2023 93 SBE

Novice College Mathematics Instructor Communication About Cognitive Demand

By: Helena Almassy

Department: Mathematics

Faculty Advisor: Dr. Shandy Hauk

Many incoming mathematics graduate students become novice instructors with little to no experience teaching at the college level. One aspect of preparing to teach is developing skills in supporting students to engage with mathematical tasks. To do so, novice instructors must consider the context of the student learning experience as well as the level of cognitive demand for the mathematical task (e.g., recalling and applying memorized facts, using procedures with and without connection to other knowledge, and most cognitively demanding: doing mathematics in a novel situation). Though research exists on cognitive demand and the preparation of teachers to attend to it for K-12 mathematics, little research has focused on the needs of novice college mathematics instructors.
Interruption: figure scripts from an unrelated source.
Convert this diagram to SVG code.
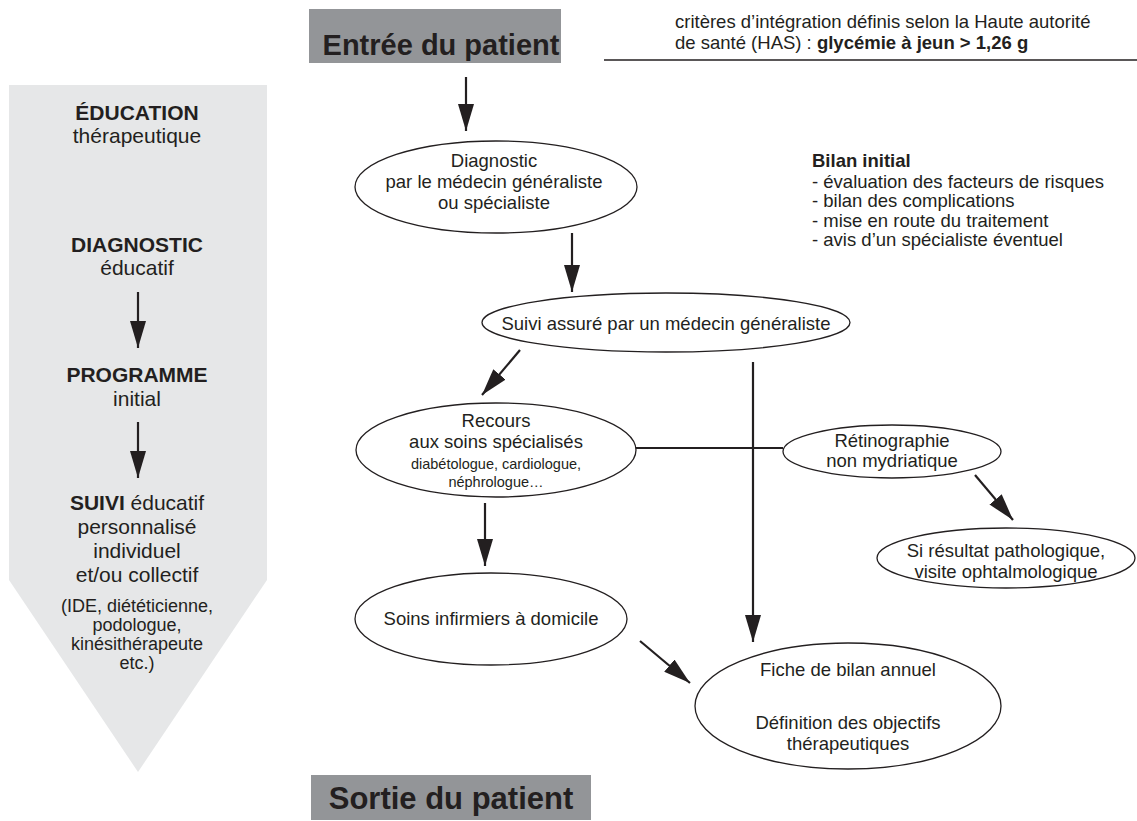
<svg xmlns="http://www.w3.org/2000/svg" width="1137" height="821" viewBox="0 0 1137 821">
<style>
text{font-family:"Liberation Sans",Arial,sans-serif;fill:#231f20;font-size:18.5px}
.c{text-anchor:middle}
.b{font-weight:bold}
.s{font-size:14.5px}
.l{font-size:21px}
.m{font-size:18px}
.t{font-weight:bold;font-size:29px}
ellipse{fill:#fff;stroke:#231f20;stroke-width:1.3}
.cn line{stroke:#231f20;stroke-width:2.2}
</style>
<defs>
<marker id="ah" markerUnits="userSpaceOnUse" markerWidth="28" markerHeight="16" refX="27" refY="8" orient="auto">
<path d="M0,0 L27,8 L0,16 z" fill="#231f20"/>
</marker>
</defs>
<g id="education">
<path d="M9,85 H267 V580 L138,772 L9,580 Z" fill="#e6e7e8"/>
<text class="c l b" x="137" y="120">ÉDUCATION</text>
<text class="c l" x="137" y="143">thérapeutique</text>
<text class="c l b" x="137" y="252">DIAGNOSTIC</text>
<text class="c l" x="137" y="275">éducatif</text>
<text class="c l b" x="137" y="382">PROGRAMME</text>
<text class="c l" x="137" y="406">initial</text>
<text class="c l" x="137" y="510"><tspan class="b">SUIVI</tspan> éducatif</text>
<text class="c l" x="137" y="534">personnalisé</text>
<text class="c l" x="137" y="558">individuel</text>
<text class="c l" x="137" y="582">et/ou collectif</text>
<text class="c m" x="137" y="612">(IDE, diététicienne,</text>
<text class="c m" x="137" y="631">podologue,</text>
<text class="c m" x="137" y="650">kinésithérapeute</text>
<text class="c m" x="137" y="669">etc.)</text>
</g>
<g id="entree">
<rect x="309" y="9" width="252" height="54" fill="#939598"/>
<text class="c t" x="441" y="55">Entrée du patient</text>
</g>
<g id="criteres">
<text x="675" y="28">critères d’intégration définis selon la Haute autorité</text>
<text x="675" y="49">de santé (HAS) : <tspan class="b">glycémie à jeun &gt; 1,26 g</tspan></text>
<line x1="604" y1="60" x2="1137" y2="60" stroke="#231f20" stroke-width="1.5"/>
</g>
<g id="bilan">
<text class="b" x="812" y="167">Bilan initial</text>
<text x="812" y="188">- évaluation des facteurs de risques</text>
<text x="812" y="207">- bilan des complications</text>
<text x="812" y="227">- mise en route du traitement</text>
<text x="812" y="246">- avis d’un spécialiste éventuel</text>
</g>
<g id="diagnostic">
<ellipse cx="496" cy="187" rx="141" ry="46"/>
<text class="c" x="494" y="167">Diagnostic</text>
<text class="c" x="494" y="188">par le médecin généraliste</text>
<text class="c" x="494" y="209">ou spécialiste</text>
</g>
<g id="suivi">
<ellipse cx="666" cy="322.5" rx="184" ry="29.5"/>
<text class="c" x="666" y="330">Suivi assuré par un médecin généraliste</text>
</g>
<g id="recours">
<ellipse cx="496" cy="450" rx="140" ry="47"/>
<text class="c" x="496" y="427">Recours</text>
<text class="c" x="496" y="448">aux soins spécialisés</text>
<text class="c s" x="496" y="469">diabétologue, cardiologue,</text>
<text class="c s" x="496" y="487">néphrologue…</text>
</g>
<g id="retino">
<ellipse cx="892" cy="451.5" rx="109" ry="26.5"/>
<text class="c" x="892" y="447">Rétinographie</text>
<text class="c" x="892" y="467">non mydriatique</text>
</g>
<g id="resultat">
<ellipse cx="1006" cy="558" rx="129" ry="30"/>
<text class="c" x="1006" y="557">Si résultat pathologique,</text>
<text class="c" x="1006" y="578">visite ophtalmologique</text>
</g>
<g id="soins">
<ellipse cx="491" cy="619" rx="136" ry="46"/>
<text class="c" x="491" y="625">Soins infirmiers à domicile</text>
</g>
<g id="fiche">
<ellipse cx="848" cy="706" rx="153" ry="63"/>
<text class="c" x="848" y="676">Fiche de bilan annuel</text>
<text class="c" x="848" y="729">Définition des objectifs</text>
<text class="c" x="848" y="750">thérapeutiques</text>
</g>
<g id="sortie">
<rect x="311" y="775" width="280" height="45" fill="#939598"/>
<text class="c t" x="451" y="809" style="font-size:31px">Sortie du patient</text>
</g>
<g id="connectors" class="cn">
<line x1="138" y1="292" x2="138" y2="348" marker-end="url(#ah)"/>
<line x1="138" y1="422" x2="138" y2="478" marker-end="url(#ah)"/>
<line x1="466" y1="77" x2="466" y2="131" marker-end="url(#ah)"/>
<line x1="572" y1="233" x2="572" y2="292" marker-end="url(#ah)"/>
<line x1="520" y1="350" x2="482" y2="395" marker-end="url(#ah)"/>
<line x1="753" y1="362" x2="753" y2="642" marker-end="url(#ah)"/>
<line x1="636" y1="448" x2="783" y2="448"/>
<line x1="975" y1="475" x2="1013" y2="520" marker-end="url(#ah)"/>
<line x1="485" y1="503" x2="485" y2="566" marker-end="url(#ah)"/>
<line x1="640" y1="641" x2="690" y2="683" marker-end="url(#ah)"/>
</g>
</svg>
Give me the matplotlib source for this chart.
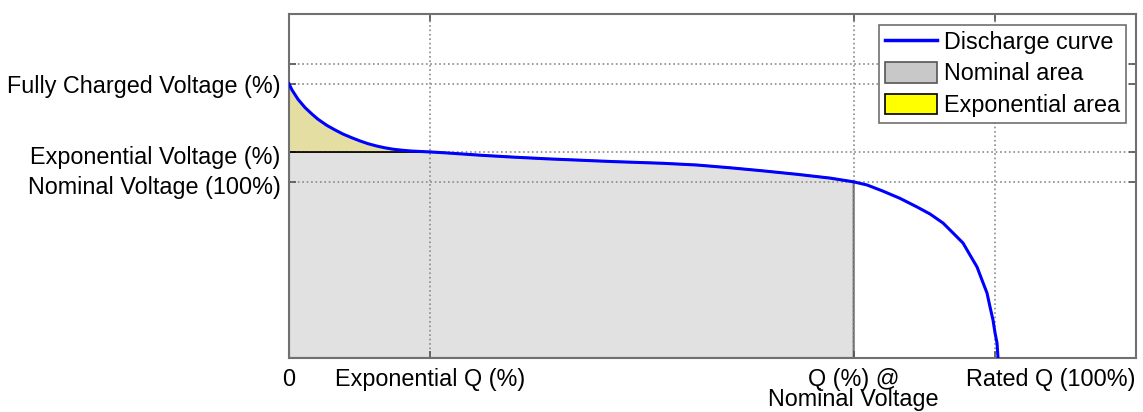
import matplotlib
matplotlib.use("Agg")
import matplotlib.pyplot as plt
from matplotlib.patches import Patch
from matplotlib.lines import Line2D
from matplotlib.transforms import ScaledTranslation

plt.rcParams['font.family'] = ['Liberation Sans', 'DejaVu Sans']

# ── discharge curve (capacity as fraction, voltage in % of axis span) ──
q_curve = [0.0, 0.0043, 0.0128, 0.0227, 0.0326, 0.0411, 0.0538, 0.0652,
           0.0765, 0.0893, 0.1006, 0.1119, 0.1247, 0.1360, 0.1473, 0.1601,
           0.1743, 0.2,
           0.2210, 0.2423, 0.2749, 0.3174, 0.3655, 0.4123, 0.4590, 0.5299,
           0.5780, 0.6248, 0.6716, 0.7197, 0.7665, 0.8,
           0.8189, 0.8416, 0.8657, 0.8898, 0.9082, 0.9266, 0.9408, 0.9549,
           0.9648, 0.9748, 0.9818, 0.9889, 0.9932, 0.9974, 1.0003, 1.0031,
           1.0045]
v_curve = [79.7, 77.9, 75.2, 72.8, 70.9, 69.4, 67.6, 66.3,
           65.1, 64.0, 63.1, 62.3, 61.6, 61.1, 60.7, 60.4,
           60.15, 59.9,
           59.65, 59.35, 58.9, 58.4, 57.9, 57.5, 57.1, 56.6,
           56.10, 55.3, 54.4, 53.4, 52.3, 51.2,
           50.3, 48.5, 46.4, 43.90, 41.86, 39.24, 36.34, 33.43,
           29.94, 26.45, 22.67, 18.90, 14.83, 11.05, 7.27, 4.36,
           0.0]

# characteristic points
Q_EXP, Q_NOM, Q_RATED = 0.2, 0.8, 1.0
V_NOM, V_EXP, V_FULL, V_TOP_TICK = 51.2, 59.9, 79.7, 85.5

x_ticks = [0, Q_EXP, Q_NOM, Q_RATED]
x_labels = ['0', 'Exponential Q (%)', 'Q (%) @\nNominal Voltage', 'Rated Q (100%)']
y_ticks = [V_NOM, V_EXP, V_FULL, V_TOP_TICK]
y_labels = ['Nominal Voltage (100%)', 'Exponential Voltage (%)',
            'Fully Charged Voltage (%)', '']
FS = 16.8

fig = plt.figure(figsize=(11.43, 4.12), dpi=100)
ax = fig.add_axes([289 / 1143, 54 / 412, 847 / 1143, 344 / 412])

# nominal area: under the exp. voltage up to Q_EXP, then under the curve to Q_NOM
i_exp = q_curve.index(Q_EXP)
i_nom = q_curve.index(Q_NOM)
nom_x = [0, 0] + q_curve[i_exp:i_nom + 1] + [Q_NOM]
nom_y = [0, V_EXP] + v_curve[i_exp:i_nom + 1] + [0]
ax.fill(nom_x, nom_y, facecolor='#e1e1e1', edgecolor='#6a6a6a', linewidth=1.5, zorder=1)

# exponential area: between curve and exp. voltage
ax.fill_between(q_curve[:i_exp + 1], v_curve[:i_exp + 1], V_EXP,
                facecolor='#e4dea3', edgecolor='none', zorder=1)
ax.plot([0, Q_EXP], [V_EXP, V_EXP], color='black', linewidth=1.2, zorder=1.8)

ax.plot(q_curve, v_curve, color='#0000ff', linewidth=2.2, zorder=3,
        solid_joinstyle='round')

ax.set_xlim(0, 1.2)
ax.set_ylim(0, 100)
ax.set_xticks(x_ticks)
ax.set_xticklabels(x_labels, fontsize=FS, linespacing=0.85)
ax.set_yticks(y_ticks)
ax.set_yticklabels(y_labels, fontsize=FS)
ax.tick_params(direction='in', length=5, width=1.2, color='#555555',
               top=True, right=True)
ax.tick_params(axis='x', pad=7)
ax.tick_params(axis='y', pad=6)
ax.grid(True, linestyle=':', color='#8a8a8a', linewidth=1.2)
for s in ax.spines.values():
    s.set_color('#707070')
    s.set_linewidth(1.5)

# last x label sits to the right of its tick
lbl = ax.get_xticklabels()[-1]
lbl.set_transform(lbl.get_transform() + ScaledTranslation(0.56, 0, fig.dpi_scale_trans))
# y labels sit a touch low
for lbl in ax.get_yticklabels()[:2]:
    lbl.set_transform(lbl.get_transform() + ScaledTranslation(0, -0.03, fig.dpi_scale_trans))

handles = [
    Line2D([0], [0], color='#0000ff', linewidth=2.5),
    Patch(facecolor='#c8c8c8', edgecolor='#555555', linewidth=1.2),
    Patch(facecolor='#ffff00', edgecolor='black', linewidth=1.2),
]
leg = ax.legend(handles, ['Discharge curve', 'Nominal area', 'Exponential area'],
                loc='upper right', fontsize=FS, fancybox=False, framealpha=1,
                edgecolor='#707070', handlelength=2.2, handleheight=1.0,
                handletextpad=0.3, labelspacing=0.35, borderpad=0.25,
                borderaxespad=0.45)
leg.get_frame().set_linewidth(1.2)
leg.set_zorder(5)

fig.savefig('out.png', dpi=100)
In this thesis, the focus is on graduate students in mathematics who are employed as instructor-of-record for various undergraduate mathematics courses. The nine graduate teaching associates (GTAs) in this study also were the participants in a semester-long workshop about teaching college mathematics. This study addressed the research question: How are novice instructors’ instructional decisions informed and shaped by consideration of cognitive demand? The data collected included GTAs responses to online activities and three consecutive workshop discussions about cognitive demand in various college mathematics classroom examples. Analysis of audio transcripts and text from the corresponding online activities resulted in the identification of three types of GTA attention to cognitive demand: (1) as a component in scaffolding (e.g., raising, maintaining, and lowering cognitive demand), (2) connecting between cognitive demand and other frameworks, and (3) deepening understanding of what is and is not part of cognitive demand. Each of these results has promise as an area for further research and as a focus for refining the professional preparation of GTAs for their first semesters of teaching.